Figure scripts
'''

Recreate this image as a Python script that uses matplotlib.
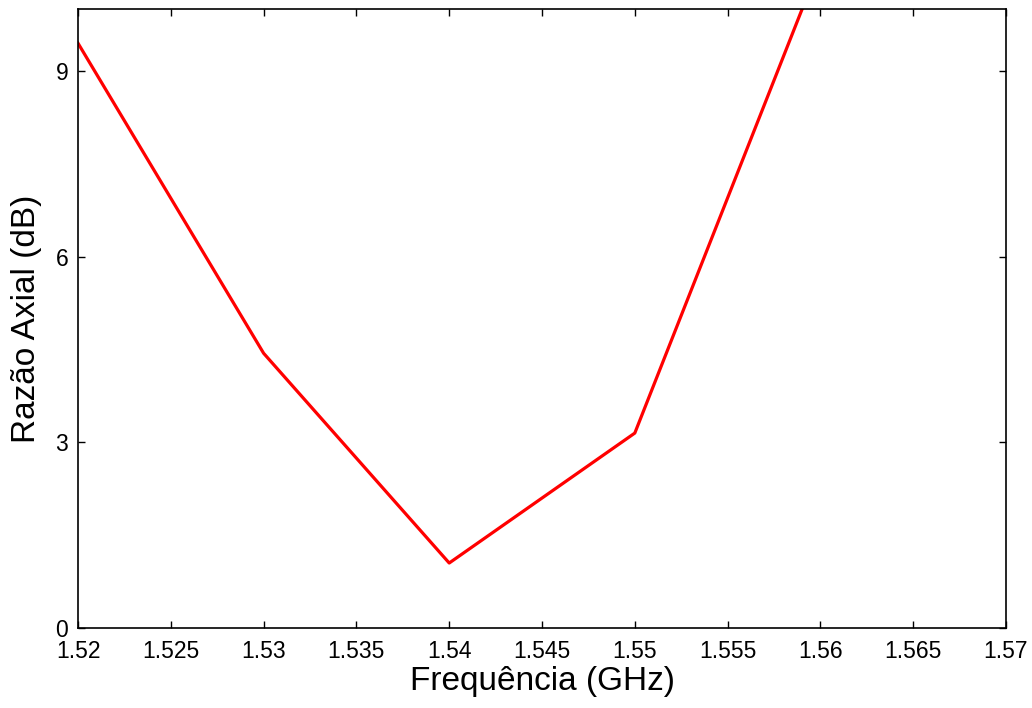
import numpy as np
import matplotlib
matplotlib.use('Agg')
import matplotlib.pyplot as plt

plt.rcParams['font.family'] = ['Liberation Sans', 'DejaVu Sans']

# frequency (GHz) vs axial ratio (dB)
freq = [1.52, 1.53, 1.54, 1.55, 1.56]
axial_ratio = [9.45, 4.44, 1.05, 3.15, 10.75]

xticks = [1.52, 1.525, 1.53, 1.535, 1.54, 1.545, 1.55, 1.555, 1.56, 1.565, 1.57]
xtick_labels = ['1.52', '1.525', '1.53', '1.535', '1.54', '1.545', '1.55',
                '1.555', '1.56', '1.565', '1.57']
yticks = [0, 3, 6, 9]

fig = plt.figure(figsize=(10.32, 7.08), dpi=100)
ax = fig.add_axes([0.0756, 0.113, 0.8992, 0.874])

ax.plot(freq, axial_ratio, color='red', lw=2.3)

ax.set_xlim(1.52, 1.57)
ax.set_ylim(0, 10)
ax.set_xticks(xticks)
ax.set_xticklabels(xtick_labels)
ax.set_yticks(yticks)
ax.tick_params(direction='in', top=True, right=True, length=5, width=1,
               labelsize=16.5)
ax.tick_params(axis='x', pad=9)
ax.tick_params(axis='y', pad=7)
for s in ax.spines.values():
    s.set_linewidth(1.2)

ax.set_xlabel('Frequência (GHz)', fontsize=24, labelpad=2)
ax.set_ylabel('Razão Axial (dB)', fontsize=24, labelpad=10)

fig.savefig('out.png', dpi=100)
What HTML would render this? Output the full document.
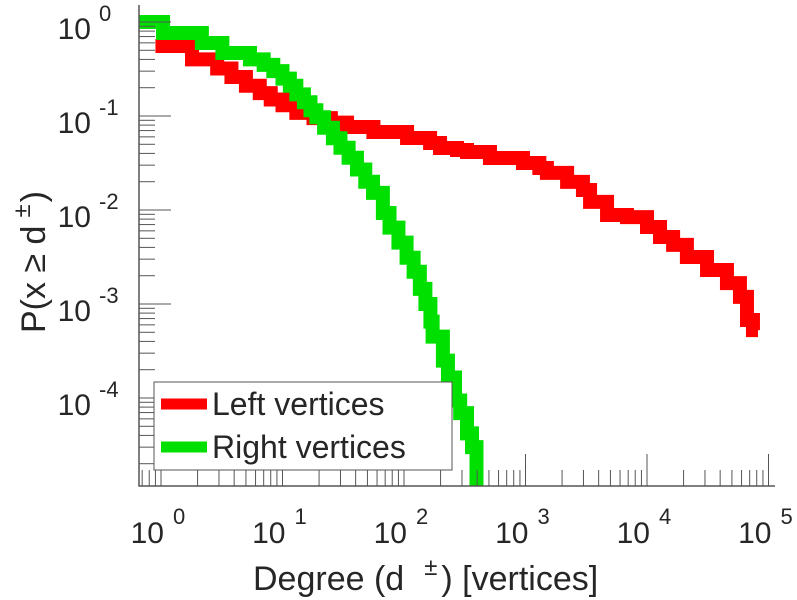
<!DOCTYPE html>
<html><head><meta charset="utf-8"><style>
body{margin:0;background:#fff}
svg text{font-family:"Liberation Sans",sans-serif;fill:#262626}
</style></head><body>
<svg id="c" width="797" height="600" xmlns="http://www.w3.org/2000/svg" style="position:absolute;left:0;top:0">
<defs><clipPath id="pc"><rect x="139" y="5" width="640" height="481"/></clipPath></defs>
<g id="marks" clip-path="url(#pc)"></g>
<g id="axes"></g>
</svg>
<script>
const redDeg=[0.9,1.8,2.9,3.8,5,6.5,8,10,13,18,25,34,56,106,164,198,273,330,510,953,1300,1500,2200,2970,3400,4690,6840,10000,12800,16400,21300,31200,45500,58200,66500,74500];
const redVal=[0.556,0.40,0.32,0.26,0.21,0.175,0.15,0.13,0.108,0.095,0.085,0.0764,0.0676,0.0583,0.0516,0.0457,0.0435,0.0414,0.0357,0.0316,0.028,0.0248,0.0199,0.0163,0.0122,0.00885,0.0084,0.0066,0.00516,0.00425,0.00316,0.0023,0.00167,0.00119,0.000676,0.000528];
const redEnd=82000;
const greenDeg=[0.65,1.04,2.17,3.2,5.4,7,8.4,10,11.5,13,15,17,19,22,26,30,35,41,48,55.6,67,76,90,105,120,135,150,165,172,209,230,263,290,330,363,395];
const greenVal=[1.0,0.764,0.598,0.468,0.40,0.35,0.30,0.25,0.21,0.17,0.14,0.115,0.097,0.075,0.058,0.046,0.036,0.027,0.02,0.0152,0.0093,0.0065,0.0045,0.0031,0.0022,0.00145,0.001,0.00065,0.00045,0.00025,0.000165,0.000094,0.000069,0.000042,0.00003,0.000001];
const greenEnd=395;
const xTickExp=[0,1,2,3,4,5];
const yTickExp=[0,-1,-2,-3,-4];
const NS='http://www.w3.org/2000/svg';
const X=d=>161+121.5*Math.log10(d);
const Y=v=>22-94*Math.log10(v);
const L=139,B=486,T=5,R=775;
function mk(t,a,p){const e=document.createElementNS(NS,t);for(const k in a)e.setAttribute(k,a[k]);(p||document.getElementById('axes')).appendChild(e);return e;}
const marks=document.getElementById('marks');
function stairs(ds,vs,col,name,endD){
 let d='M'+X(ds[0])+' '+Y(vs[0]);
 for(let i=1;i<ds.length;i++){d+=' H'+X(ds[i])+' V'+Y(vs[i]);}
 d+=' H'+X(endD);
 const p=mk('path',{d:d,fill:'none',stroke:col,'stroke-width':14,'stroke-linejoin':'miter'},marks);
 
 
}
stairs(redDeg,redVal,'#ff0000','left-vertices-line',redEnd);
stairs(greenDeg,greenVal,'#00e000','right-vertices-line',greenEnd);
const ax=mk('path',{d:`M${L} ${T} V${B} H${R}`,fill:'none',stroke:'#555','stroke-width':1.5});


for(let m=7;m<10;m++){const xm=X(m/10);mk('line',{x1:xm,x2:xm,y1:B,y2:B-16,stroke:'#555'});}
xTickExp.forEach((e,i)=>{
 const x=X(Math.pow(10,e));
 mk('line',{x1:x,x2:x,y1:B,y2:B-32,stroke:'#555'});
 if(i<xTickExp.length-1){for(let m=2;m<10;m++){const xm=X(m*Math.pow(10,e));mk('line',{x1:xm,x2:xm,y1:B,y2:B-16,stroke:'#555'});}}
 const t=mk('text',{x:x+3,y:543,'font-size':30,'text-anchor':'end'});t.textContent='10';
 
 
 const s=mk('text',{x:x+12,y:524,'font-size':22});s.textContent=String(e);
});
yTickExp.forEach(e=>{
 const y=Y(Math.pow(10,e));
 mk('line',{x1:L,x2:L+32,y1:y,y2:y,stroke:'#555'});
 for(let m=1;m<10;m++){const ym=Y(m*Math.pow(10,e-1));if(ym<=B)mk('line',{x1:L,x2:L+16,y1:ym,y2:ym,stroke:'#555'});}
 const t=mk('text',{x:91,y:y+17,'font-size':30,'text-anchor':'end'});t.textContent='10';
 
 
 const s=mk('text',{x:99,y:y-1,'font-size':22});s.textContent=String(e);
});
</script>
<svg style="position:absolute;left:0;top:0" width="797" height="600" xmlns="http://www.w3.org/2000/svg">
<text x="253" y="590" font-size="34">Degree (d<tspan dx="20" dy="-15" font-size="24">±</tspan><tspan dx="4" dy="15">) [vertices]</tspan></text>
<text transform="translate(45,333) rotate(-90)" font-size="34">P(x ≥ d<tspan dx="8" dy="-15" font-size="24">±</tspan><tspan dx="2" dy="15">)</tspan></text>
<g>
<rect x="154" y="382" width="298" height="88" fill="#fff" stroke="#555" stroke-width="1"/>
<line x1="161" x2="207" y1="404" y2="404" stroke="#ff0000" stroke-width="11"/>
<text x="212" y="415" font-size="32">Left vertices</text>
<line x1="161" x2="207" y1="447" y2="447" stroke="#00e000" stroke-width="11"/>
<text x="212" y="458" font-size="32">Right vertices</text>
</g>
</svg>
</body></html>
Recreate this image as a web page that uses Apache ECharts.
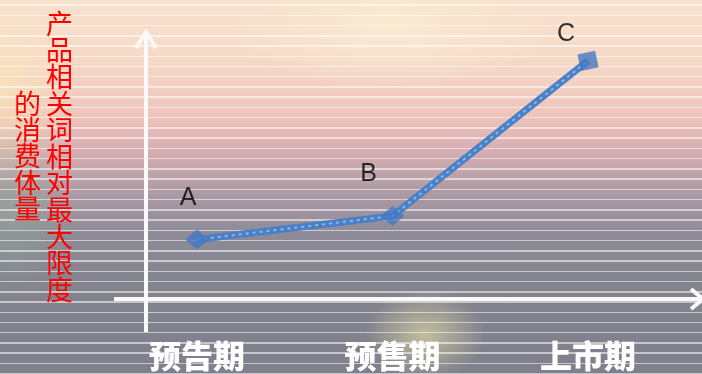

'''

* Exercise objective *
Return all of the data exactly as written, and drop the pictures.

* Output of the exercise *
Recreate this image as a Python script that uses matplotlib.
import numpy as np
import matplotlib
matplotlib.use('Agg')
import matplotlib.pyplot as plt

plt.rcParams['font.family'] = ['Liberation Sans', 'DejaVu Sans']

# frequency (GHz) vs axial ratio (dB)
freq = [1.52, 1.53, 1.54, 1.55, 1.56]
axial_ratio = [9.45, 4.44, 1.05, 3.15, 10.75]

xticks = [1.52, 1.525, 1.53, 1.535, 1.54, 1.545, 1.55, 1.555, 1.56, 1.565, 1.57]
xtick_labels = ['1.52', '1.525', '1.53', '1.535', '1.54', '1.545', '1.55',
                '1.555', '1.56', '1.565', '1.57']
yticks = [0, 3, 6, 9]

fig = plt.figure(figsize=(10.32, 7.08), dpi=100)
ax = fig.add_axes([0.0756, 0.113, 0.8992, 0.874])

ax.plot(freq, axial_ratio, color='red', lw=2.3)

ax.set_xlim(1.52, 1.57)
ax.set_ylim(0, 10)
ax.set_xticks(xticks)
ax.set_xticklabels(xtick_labels)
ax.set_yticks(yticks)
ax.tick_params(direction='in', top=True, right=True, length=5, width=1,
               labelsize=16.5)
ax.tick_params(axis='x', pad=9)
ax.tick_params(axis='y', pad=7)
for s in ax.spines.values():
    s.set_linewidth(1.2)

ax.set_xlabel('Frequência (GHz)', fontsize=24, labelpad=2)
ax.set_ylabel('Razão Axial (dB)', fontsize=24, labelpad=10)

fig.savefig('out.png', dpi=100)
What HTML would render this? Output the full document.
<!DOCTYPE html>
<html><head><meta charset="utf-8"><style>
body{margin:0;background:#fff}
svg text{font-family:"Liberation Sans",sans-serif;fill:#262626}
</style></head><body>
<svg id="c" width="797" height="600" xmlns="http://www.w3.org/2000/svg" style="position:absolute;left:0;top:0">
<defs><clipPath id="pc"><rect x="139" y="5" width="640" height="481"/></clipPath></defs>
<g id="marks" clip-path="url(#pc)"></g>
<g id="axes"></g>
</svg>
<script>
const redDeg=[0.9,1.8,2.9,3.8,5,6.5,8,10,13,18,25,34,56,106,164,198,273,330,510,953,1300,1500,2200,2970,3400,4690,6840,10000,12800,16400,21300,31200,45500,58200,66500,74500];
const redVal=[0.556,0.40,0.32,0.26,0.21,0.175,0.15,0.13,0.108,0.095,0.085,0.0764,0.0676,0.0583,0.0516,0.0457,0.0435,0.0414,0.0357,0.0316,0.028,0.0248,0.0199,0.0163,0.0122,0.00885,0.0084,0.0066,0.00516,0.00425,0.00316,0.0023,0.00167,0.00119,0.000676,0.000528];
const redEnd=82000;
const greenDeg=[0.65,1.04,2.17,3.2,5.4,7,8.4,10,11.5,13,15,17,19,22,26,30,35,41,48,55.6,67,76,90,105,120,135,150,165,172,209,230,263,290,330,363,395];
const greenVal=[1.0,0.764,0.598,0.468,0.40,0.35,0.30,0.25,0.21,0.17,0.14,0.115,0.097,0.075,0.058,0.046,0.036,0.027,0.02,0.0152,0.0093,0.0065,0.0045,0.0031,0.0022,0.00145,0.001,0.00065,0.00045,0.00025,0.000165,0.000094,0.000069,0.000042,0.00003,0.000001];
const greenEnd=395;
const xTickExp=[0,1,2,3,4,5];
const yTickExp=[0,-1,-2,-3,-4];
const NS='http://www.w3.org/2000/svg';
const X=d=>161+121.5*Math.log10(d);
const Y=v=>22-94*Math.log10(v);
const L=139,B=486,T=5,R=775;
function mk(t,a,p){const e=document.createElementNS(NS,t);for(const k in a)e.setAttribute(k,a[k]);(p||document.getElementById('axes')).appendChild(e);return e;}
const marks=document.getElementById('marks');
function stairs(ds,vs,col,name,endD){
 let d='M'+X(ds[0])+' '+Y(vs[0]);
 for(let i=1;i<ds.length;i++){d+=' H'+X(ds[i])+' V'+Y(vs[i]);}
 d+=' H'+X(endD);
 const p=mk('path',{d:d,fill:'none',stroke:col,'stroke-width':14,'stroke-linejoin':'miter'},marks);
 
 
}
stairs(redDeg,redVal,'#ff0000','left-vertices-line',redEnd);
stairs(greenDeg,greenVal,'#00e000','right-vertices-line',greenEnd);
const ax=mk('path',{d:`M${L} ${T} V${B} H${R}`,fill:'none',stroke:'#555','stroke-width':1.5});


for(let m=7;m<10;m++){const xm=X(m/10);mk('line',{x1:xm,x2:xm,y1:B,y2:B-16,stroke:'#555'});}
xTickExp.forEach((e,i)=>{
 const x=X(Math.pow(10,e));
 mk('line',{x1:x,x2:x,y1:B,y2:B-32,stroke:'#555'});
 if(i<xTickExp.length-1){for(let m=2;m<10;m++){const xm=X(m*Math.pow(10,e));mk('line',{x1:xm,x2:xm,y1:B,y2:B-16,stroke:'#555'});}}
 const t=mk('text',{x:x+3,y:543,'font-size':30,'text-anchor':'end'});t.textContent='10';
 
 
 const s=mk('text',{x:x+12,y:524,'font-size':22});s.textContent=String(e);
});
yTickExp.forEach(e=>{
 const y=Y(Math.pow(10,e));
 mk('line',{x1:L,x2:L+32,y1:y,y2:y,stroke:'#555'});
 for(let m=1;m<10;m++){const ym=Y(m*Math.pow(10,e-1));if(ym<=B)mk('line',{x1:L,x2:L+16,y1:ym,y2:ym,stroke:'#555'});}
 const t=mk('text',{x:91,y:y+17,'font-size':30,'text-anchor':'end'});t.textContent='10';
 
 
 const s=mk('text',{x:99,y:y-1,'font-size':22});s.textContent=String(e);
});
</script>
<svg style="position:absolute;left:0;top:0" width="797" height="600" xmlns="http://www.w3.org/2000/svg">
<text x="253" y="590" font-size="34">Degree (d<tspan dx="20" dy="-15" font-size="24">±</tspan><tspan dx="4" dy="15">) [vertices]</tspan></text>
<text transform="translate(45,333) rotate(-90)" font-size="34">P(x ≥ d<tspan dx="8" dy="-15" font-size="24">±</tspan><tspan dx="2" dy="15">)</tspan></text>
<g>
<rect x="154" y="382" width="298" height="88" fill="#fff" stroke="#555" stroke-width="1"/>
<line x1="161" x2="207" y1="404" y2="404" stroke="#ff0000" stroke-width="11"/>
<text x="212" y="415" font-size="32">Left vertices</text>
<line x1="161" x2="207" y1="447" y2="447" stroke="#00e000" stroke-width="11"/>
<text x="212" y="458" font-size="32">Right vertices</text>
</g>
</svg>
</body></html>
Recreate this image as a web page that uses Apache ECharts.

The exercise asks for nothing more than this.